In my opinion, there are several solutions to this problem:
- The obvious answer: force her husband to watch the kids. After all, they are HIS kids.
- The not-so-easy answer: train managers to be aware of behavior changes in otherwise faithful and hardworking employees. Is the employee calling out a lot of days? Coming into work late? Missing deadlines? Recent changes in an employee’s normal behavior could indicate that the supervisor needs to step in and offer solutions. Of course, in this situation, my friend has been written up and suspended several times for such uncharacteristic behavior; but that is the easy way out for supervisors. While an employee may not feel comfortable sharing embarrassing stories such as, “my husband refuses to watch the kids while he’s sitting home doing absolutely nothing”, the manager’s people skills should kick in and say, “Hey, I know you may be going through something that you may not want to share with me; but here is a list of resources that you can use to help you cope. I expect that you will use these resources to become the great worker that I know you can be.”
- The easy answer: Sometimes providing support for working mothers can be as simple as forming partnerships with daycare providers, organizing employee resource groups for working mothers, and offering employee assistance programs. These options are free or low-cost and can go a long way in retaining high-quality employees.
Being a mother at work is never easy, especially when small or school-aged children are involved. For the most part, these women work hard before and after work, while striving to give their all AT work. Additionally, childcare is expensive. A mother with two toddlers may pay $1,000 – $1,500 a month for daycare. And finally, almost everything about motherhood is unpredictable. One has virtually no control over whether a child gets sick or hurt.

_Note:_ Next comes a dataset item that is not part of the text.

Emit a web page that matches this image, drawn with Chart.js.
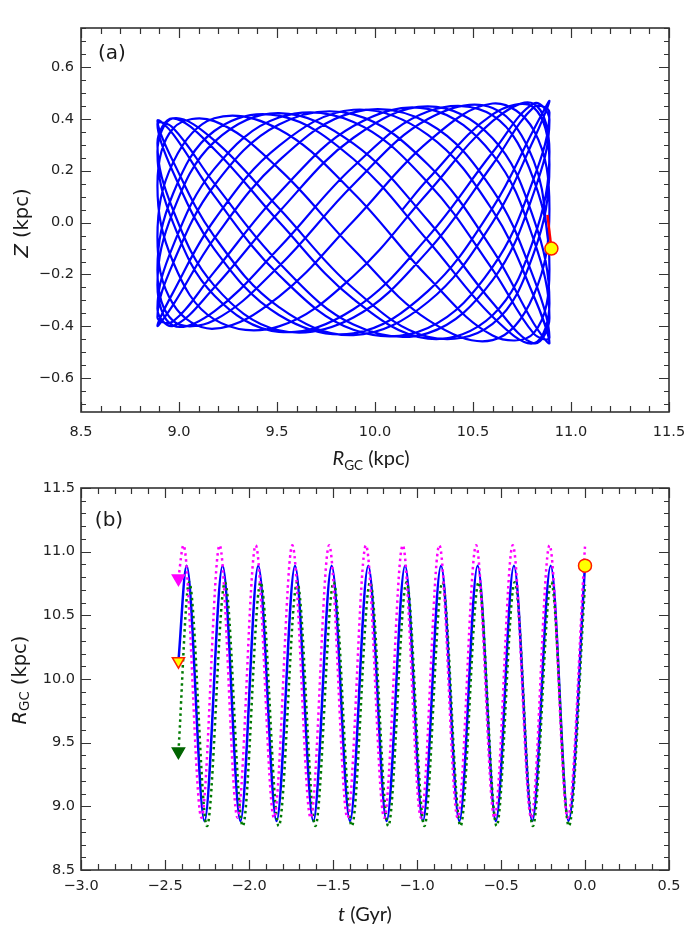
<!DOCTYPE html>
<html>
<head>
<meta charset="utf-8">
<script src="https://cdn.jsdelivr.net/npm/chart.js@4.4.0/dist/chart.umd.min.js"></script>
<style>
  body { margin: 0; background: #fff; }
  #page { position: relative; width: 699px; height: 935px; overflow: hidden; background: #fff; }
  canvas { position: absolute; left: 0; }
  .lbl { position: absolute; white-space: nowrap; color: #1a1a1a; transform: translate(-50%, -50%); }
  .rot { transform: translate(-50%, -50%) rotate(-90deg); }
  sub { font-size: 68%; vertical-align: -0.3em; font-style: normal; }
</style>
</head>
<body>
<div id="page">
  <canvas id="chartA" width="699" height="460" style="top:0"></canvas>
  <canvas id="chartB" width="699" height="475" style="top:460px"></canvas>

  <div class="lbl" style="left:112px; top:52px; font: 20px 'DejaVu Sans';">(a)</div>
  <div class="lbl" style="left:109px; top:519px; font: 20px 'DejaVu Sans';">(b)</div>

  <div class="lbl" style="left:371px; top:459px; font: 20px Lato, 'Open Sans', sans-serif;"><i>R</i><sub>GC</sub> (kpc)</div>
  <div class="lbl rot" style="left:21px; top:223px; font: 19.5px 'DejaVu Sans';"><i>Z</i> (kpc)</div>
  <div class="lbl rot" style="left:20px; top:680px; font: 19.5px 'DejaVu Sans';"><i>R</i><sub>GC</sub> (kpc)</div>
  <div class="lbl" style="left:365px; top:913px; font: 20px Lato, 'Open Sans', sans-serif;"><i>t</i> (Gyr)</div>
</div>

<script>
// ---- panel (a): orbit in the R-Z plane (kpc) ----
var orbitR = [
  10.89, 10.81, 10.60, 10.27, 9.89, 9.51, 9.18, 8.97,
  8.89, 8.97, 9.18, 9.51, 9.89, 10.27, 10.60, 10.81,
  10.89, 10.81, 10.60, 10.27, 9.89, 9.51, 9.18, 8.97,
  8.89, 8.97, 9.18, 9.51, 9.89, 10.27, 10.60, 10.81,
  10.89, 10.81, 10.60, 10.27, 9.89, 9.51, 9.18, 8.97,
  8.89, 8.97, 9.18, 9.51, 9.89, 10.27, 10.60, 10.81,
  10.89, 10.81, 10.60, 10.27, 9.89, 9.51, 9.18, 8.97,
  8.89, 8.97, 9.18, 9.51, 9.89, 10.27, 10.60, 10.81,
  10.89, 10.81, 10.60, 10.27, 9.89, 9.51, 9.18, 8.97,
  8.89, 8.97, 9.18, 9.51, 9.89, 10.27, 10.60, 10.81,
  10.89, 10.81, 10.60, 10.27, 9.89, 9.51, 9.18, 8.97,
  8.89, 8.97, 9.18, 9.51, 9.89, 10.27, 10.60, 10.81,
  10.89, 10.81, 10.60, 10.27, 9.89, 9.51, 9.18, 8.97,
  8.89, 8.97, 9.18, 9.51, 9.89, 10.27, 10.60, 10.81,
  10.89, 10.81, 10.60, 10.27, 9.89, 9.51, 9.18, 8.97,
  8.89, 8.97, 9.18, 9.51, 9.89, 10.27, 10.60, 10.81,
  10.89, 10.81, 10.60, 10.27, 9.89, 9.51, 9.18, 8.97,
  8.89, 8.97, 9.18, 9.51, 9.89, 10.27, 10.60, 10.81,
  10.89, 10.81, 10.60, 10.27, 9.89, 9.51, 9.18, 8.97,
  8.89, 8.97, 9.18, 9.51, 9.89, 10.27, 10.60, 10.81,
  10.89, 10.81, 10.60, 10.27, 9.89, 9.51, 9.18, 8.97,
  8.89, 8.97, 9.18, 9.51, 9.89, 10.27, 10.60, 10.81,
  10.89, 10.81, 10.60, 10.27, 10.14
];
var orbitZ = [
  -0.102, 0.238, 0.442, 0.399, 0.147, -0.168, -0.376, -0.379,
  -0.182, 0.112, 0.353, 0.412, 0.245, -0.070, -0.363, -0.465,
  -0.311, 0.014, 0.325, 0.448, 0.327, 0.041, -0.250, -0.398,
  -0.332, -0.089, 0.207, 0.405, 0.388, 0.154, -0.181, -0.428,
  -0.443, -0.214, 0.126, 0.384, 0.425, 0.239, -0.061, -0.317,
  -0.398, -0.269, 0.010, 0.296, 0.435, 0.338, 0.047, -0.283,
  -0.464, -0.389, -0.105, 0.224, 0.417, 0.378, 0.143, -0.156,
  -0.365, -0.381, -0.190, 0.113, 0.372, 0.438, 0.263, -0.067,
  -0.368, -0.465, -0.309, 0.008, 0.304, 0.422, 0.311, 0.043,
  -0.241, -0.397, -0.342, -0.098, 0.216, 0.428, 0.413, 0.165,
  -0.180, -0.426, -0.435, -0.210, 0.114, 0.360, 0.402, 0.232,
  -0.056, -0.314, -0.409, -0.285, 0.006, 0.311, 0.459, 0.356,
  0.053, -0.279, -0.453, -0.375, -0.103, 0.207, 0.391, 0.363,
  0.143, -0.152, -0.373, -0.400, -0.206, 0.115, 0.391, 0.458,
  0.273, -0.062, -0.357, -0.447, -0.295, 0.003, 0.283, 0.402,
  0.306, 0.048, -0.243, -0.415, -0.366, -0.109, 0.224, 0.445,
  0.424, 0.170, -0.171, -0.406, -0.413, -0.202, 0.103, 0.341,
  0.393, 0.236, -0.053, -0.326, -0.434, -0.306, 0.001, 0.320,
  0.469, 0.359, 0.057, -0.264, -0.427, -0.356, -0.102, 0.194,
  0.380, 0.365, 0.151, -0.155, -0.393, -0.426, -0.222, 0.115,
  0.396, 0.459, 0.271, -0.055, -0.334, -0.421, -0.281, -0.001,
  0.273, 0.402, 0.317, 0.055, -0.254, -0.440, -0.390, -0.118,
  0.224, 0.443, 0.417, 0.167, 0.050
];
var nowR = 10.9, nowZ = -0.1;          // present position (yellow circle)
var redR = [10.9, 10.88];               // short red segment
var redZ = [-0.1, 0.03];

var xTicksA = [8.5, 9.0, 9.5, 10.0, 10.5, 11.0, 11.5];
var yTicksA = [-0.6, -0.4, -0.2, 0.0, 0.2, 0.4, 0.6];

// ---- panel (b): R_GC against time (Gyr) ----
var tBlue = [-2.42, -2.371, -2.265, -2.157, -2.051, -1.945, -1.836, -1.726, -1.617, -1.508, -1.399, -1.290,
  -1.181, -1.071, -0.965, -0.857, -0.748, -0.639, -0.531, -0.423, -0.314, -0.204, -0.098, 0.0];
var rBlue = [10.14, 10.89, 8.885, 10.89, 8.885, 10.89, 8.885, 10.89, 8.885, 10.89, 8.885, 10.89,
  8.885, 10.89, 8.885, 10.89, 8.885, 10.89, 8.885, 10.89, 8.885, 10.89, 8.885, 10.89];

var tMagenta = [-2.42, -2.39, -2.283, -2.175, -2.068, -1.96, -1.851, -1.742, -1.633, -1.523, -1.414, -1.304,
  -1.195, -1.085, -0.976, -0.867, -0.758, -0.648, -0.539, -0.43, -0.32, -0.211, -0.103, 0.0];
var rMagenta = [10.79, 11.05, 8.91, 11.05, 8.91, 11.05, 8.91, 11.05, 8.91, 11.05, 8.91, 11.05,
  8.91, 11.05, 8.91, 11.05, 8.91, 11.05, 8.91, 11.05, 8.91, 11.05, 8.91, 11.04];

var tGreen = [-2.42, -2.356, -2.250, -2.143, -2.037, -1.931, -1.823, -1.713, -1.605, -1.496, -1.388, -1.279,
  -1.171, -1.062, -0.956, -0.849, -0.741, -0.633, -0.526, -0.418, -0.31, -0.201, -0.096, 0.0];
var rGreen = [9.43, 10.76, 8.845, 10.76, 8.845, 10.76, 8.845, 10.76, 8.845, 10.76, 8.845, 10.76,
  8.845, 10.76, 8.845, 10.76, 8.845, 10.76, 8.845, 10.76, 8.845, 10.76, 8.845, 10.74];

var startT = -2.42;                     // where the three integrations stop
var nowT = 0.0;

var xTicksB = [-3.0, -2.5, -2.0, -1.5, -1.0, -0.5, 0.0, 0.5];
var yTicksB = [8.5, 9.0, 9.5, 10.0, 10.5, 11.0, 11.5];

// ---- helpers ----
function pts(xs, ys) {
  return xs.map(function (x, i) { return { x: x, y: ys[i] }; });
}
function fmt(v) {
  return v.toFixed(1).replace('-', '\u2212');
}
function marks(min, max, step) {
  var out = [];
  for (var i = Math.ceil(min / step - 1e-6); i * step <= max + 1e-6; i++) out.push(i * step);
  return out;
}
function isMajor(v, major) {
  var r = v / major;
  return Math.abs(r - Math.round(r)) < 1e-6;
}

// frame box plus inward major/minor ticks on all four sides
var frameTicks = {
  id: 'frameTicks',
  afterDraw: function (chart, args, o) {
    var ctx = chart.ctx, a = chart.chartArea;
    var sx = chart.scales.x, sy = chart.scales.y;
    ctx.save();
    ctx.strokeStyle = '#333';
    ctx.lineWidth = 1.2;
    ctx.beginPath();
    marks(sx.min, sx.max, o.xMinor).forEach(function (v) {
      var px = Math.round(sx.getPixelForValue(v)) + 0.5;
      var len = isMajor(v, o.xMajor) ? 10 : 6;
      ctx.moveTo(px, a.bottom); ctx.lineTo(px, a.bottom - len);
      ctx.moveTo(px, a.top); ctx.lineTo(px, a.top + len);
    });
    marks(sy.min, sy.max, o.yMinor).forEach(function (v) {
      var py = Math.round(sy.getPixelForValue(v)) + 0.5;
      var len = isMajor(v, o.yMajor) ? 10 : 5;
      ctx.moveTo(a.left, py); ctx.lineTo(a.left + len, py);
      ctx.moveTo(a.right, py); ctx.lineTo(a.right - len, py);
    });
    ctx.stroke();
    ctx.lineWidth = 1.6;
    ctx.strokeRect(a.left, a.top, a.right - a.left, a.bottom - a.top);
    ctx.restore();
  }
};

var tickFont = { family: 'DejaVu Sans', size: 14.5 };

function axis(min, max, ticks, fitKey, fitVal, pad) {
  return {
    type: 'linear',
    min: min,
    max: max,
    afterBuildTicks: function (s) { s.ticks = ticks.map(function (v) { return { value: v }; }); },
    afterFit: function (s) { s[fitKey] = fitVal; },
    ticks: { color: '#222', font: tickFont, padding: pad, maxRotation: 0, autoSkip: false,
      callback: function (v) { return fmt(v); } },
    grid: { display: false, drawTicks: false },
    border: { display: false }
  };
}

// ---- chart (a) ----
new Chart(document.getElementById('chartA'), {
  type: 'line',
  data: {
    datasets: [
      {
        data: [{ x: nowR, y: nowZ }],
        showLine: false,
        pointRadius: 6.5,
        pointBackgroundColor: '#ffff00',
        pointBorderColor: '#ff1a00',
        pointBorderWidth: 1.5,
        order: 0
      },
      {
        data: pts(redR, redZ),
        borderColor: '#ff0000',
        borderWidth: 2.5,
        pointRadius: 0,
        order: 1
      },
      {
        data: pts(orbitR, orbitZ),
        borderColor: '#0000ff',
        borderWidth: 2.2,
        pointRadius: 0,
        tension: 0.38,
        order: 2
      }
    ]
  },
  options: {
    responsive: false,
    animation: false,
    events: [],
    layout: { padding: { top: 28, right: 30, left: 0, bottom: 0 } },
    plugins: {
      legend: { display: false },
      tooltip: { enabled: false },
      frameTicks: { xMajor: 0.5, xMinor: 0.1, yMajor: 0.2, yMinor: 0.05 }
    },
    scales: {
      x: axis(8.5, 11.5, xTicksA, 'height', 48, 12),
      y: axis(-0.73, 0.75, yTicksA, 'width', 81, 7)
    }
  },
  plugins: [frameTicks]
});

// ---- chart (b) ----
function tri(x, y, fill, edge) {
  return {
    data: [{ x: x, y: y }],
    showLine: false,
    pointStyle: 'triangle',
    rotation: 180,
    pointRadius: 7,
    pointBackgroundColor: fill,
    pointBorderColor: edge,
    pointBorderWidth: 1.5,
    order: 0
  };
}

new Chart(document.getElementById('chartB'), {
  type: 'line',
  data: {
    datasets: [
      tri(startT, rMagenta[0], '#ff00ff', '#ff00ff'),
      tri(startT, rBlue[0], '#ffff00', '#ff2000'),
      tri(startT, rGreen[0], '#006400', '#006400'),
      {
        data: [{ x: nowT, y: rBlue[rBlue.length - 1] }],
        showLine: false,
        pointRadius: 6.5,
        pointBackgroundColor: '#ffff00',
        pointBorderColor: '#ff1a00',
        pointBorderWidth: 1.5,
        order: 0
      },
      {
        data: pts(tMagenta, rMagenta),
        borderColor: '#ff00ff',
        borderWidth: 2.5,
        borderDash: [2.5, 3.5],
        cubicInterpolationMode: 'monotone',
        pointRadius: 0,
        order: 1
      },
      {
        data: pts(tGreen, rGreen),
        borderColor: '#007a00',
        borderWidth: 2.5,
        borderDash: [2.5, 3.5],
        cubicInterpolationMode: 'monotone',
        pointRadius: 0,
        order: 1
      },
      {
        data: pts(tBlue, rBlue),
        borderColor: '#0000ff',
        borderWidth: 2.5,
        cubicInterpolationMode: 'monotone',
        pointRadius: 0,
        order: 2
      }
    ]
  },
  options: {
    responsive: false,
    animation: false,
    events: [],
    layout: { padding: { top: 28, right: 30, left: 0, bottom: 0 } },
    plugins: {
      legend: { display: false },
      tooltip: { enabled: false },
      frameTicks: { xMajor: 0.5, xMinor: 0.1, yMajor: 0.5, yMinor: 0.1 }
    },
    scales: {
      x: axis(-3.0, 0.5, xTicksB, 'height', 65, 8),
      y: axis(8.5, 11.5, yTicksB, 'width', 81, 6)
    }
  },
  plugins: [frameTicks]
});
</script>
</body>
</html>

When you factor in the “guilt” that some mothers feel for missing important functions due to work, and the dirty looks that women get for talking about kids too much or rushing off to handle family issues, it can be very hard to be a mother at work.
Help mothers out, and offer some easy and not-so-easy solutions to common problems. If you’re not sure about what you can do, form a focus group and ask mothers what they need to be more productive.
By the way, I’m not discriminating against fathers at work, but I’ll address them on another day!